Ela se casa com o famoso ator Norman Maine. Quando se conhecem, ele era o grande famoso, mas já estava em decadência, apesar disso, a nova atriz em ascensão, nossa heroína do filme que chegou trabalhando em Hollywood de garçonete, começa a atuar em filmes que fazem sucesso e logo ela passa a ser mais mencionada que ele nos jornais, gerando uma dor de cabeça para seu recém casamento. O filme aborda questões como o assédio, o anonimato, a fama, forma e linguagem, mostrando por dentro como é viver no mundo de Hollywood da época. 


Quando Esther está enamorada do ator famoso e decadente, ele a leva em um evento de luta de boxe, e como quem ao quer nada, pergunta ali se ela quer casar com ele, ela recusa imediatamente e a cena é cômica demais pela sua leveza e tom de modernidade. Mas na cena seguinte, eles resolvem se casar de verdade. 


Outro plano de crítica é sobre a ideia de grandiosidade de Hollywood. Eles se casam no civil de maneira rápida. Quando reconhecida no casamento, Esther fingiu que era a primeira vez na cidade, mostrando que quando ficam famosos, os artistas buscam também refúgio no anonimato para viver vidas cotidianas e comuns. Quando ela vai até Hollywood, nós temos a essência de todo o filme, uma jovem atriz sonha em fazer sucesso em Hollywood. 

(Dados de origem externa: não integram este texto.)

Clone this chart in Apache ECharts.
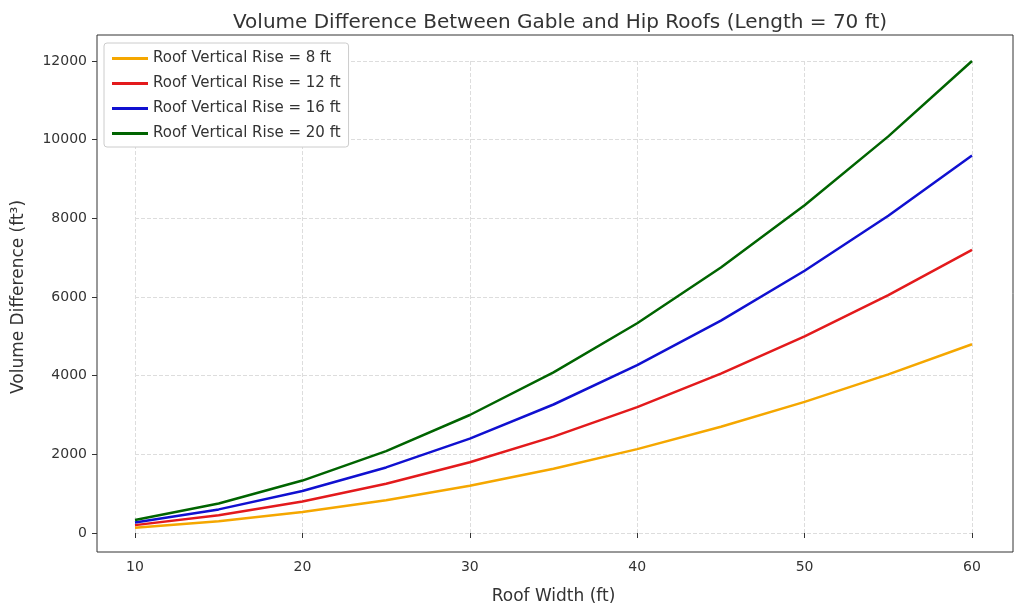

Algumas reflexões transversais podem fazer marca no filme, como a ideia de uma estrela que é uma garota comum, judia que poderia ser qualquer garota do mundo. No início parecia impossível, mas ela consegue virar uma atriz famosa, fazendo “cenas de amor/beijo”. Ela começa a ser conhecida como “A garota mais bela” por quem via seus filmes.